Ein Kommentar von Thomas Hahn

Einen Volksentscheid hätte Martin Schmitt wahrscheinlich gewonnen am Neujahrstag, weil er längst nicht mehr nur ein früherer Weltmeister ist, sondern ein Deutschland-Skispringer der Herzen. Aber das Publikum darf ja nicht mitwählen, wenn der Bundestrainer Werner Schuster seine Auswahl für die zweite Tournee-Hälfte bestimmt, und so hat Martin Schmitt hinnehmen müssen, dass er es nicht wie im vergangenen Jahr geschafft hat, aus der nationalen Gruppe ins Weltcup-Team aufzusteigen. Das Neujahrsspringen 2014 war tatsächlich der Schlusspunkt von Schmitts Weltcup-Karriere, sofern er nicht noch mal einen Einsatz zum Abschied geschenkt bekommt oder ihn ein Sinneswandel befällt.

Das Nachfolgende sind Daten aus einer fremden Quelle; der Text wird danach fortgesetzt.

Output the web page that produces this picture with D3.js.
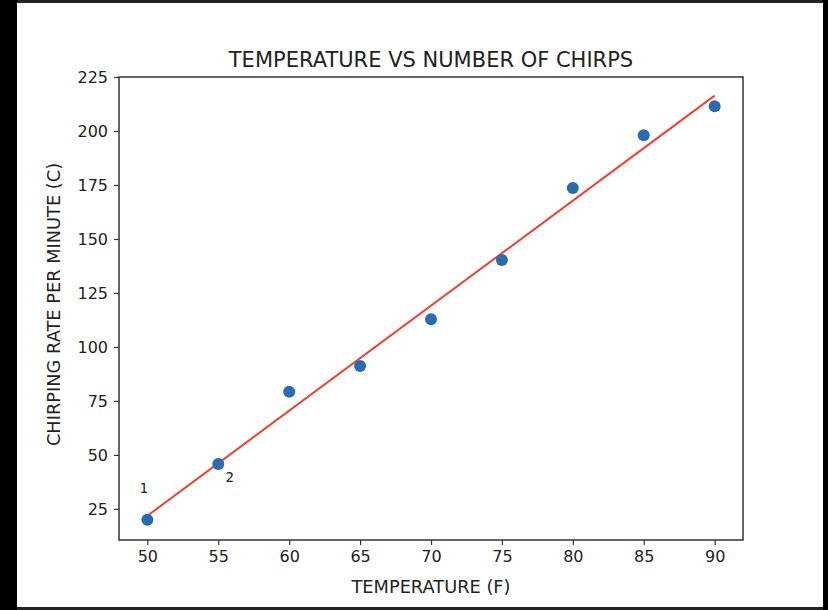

Schade, zumal es durchaus zu rechtfertigen gewesen wäre, Schmitt nach seinem 27. Platz in Garmisch-Partenkirchen ins siebenköpfige A-Team zu heben. Siebtbester Deutscher ist er in der Gesamtwertung auf Platz 33., der nominierte Karl Geiger liegt deutlich schlechter (54.). Aber Schmitt weiß selbst, dass Schusters Entscheidung schon ihre Richtigkeit hat.

Die Tournee läuft an den Deutschen vorbei. Anschaulich haben Severin Freund und die anderen Begabten im Team auf den ersten beiden Etappen der vierteiligen Prestige-Serie gezeigt, dass sie noch nicht gefestigt genug sind, um unter dem Druck des Großereignisses ihre Bestform abzurufen.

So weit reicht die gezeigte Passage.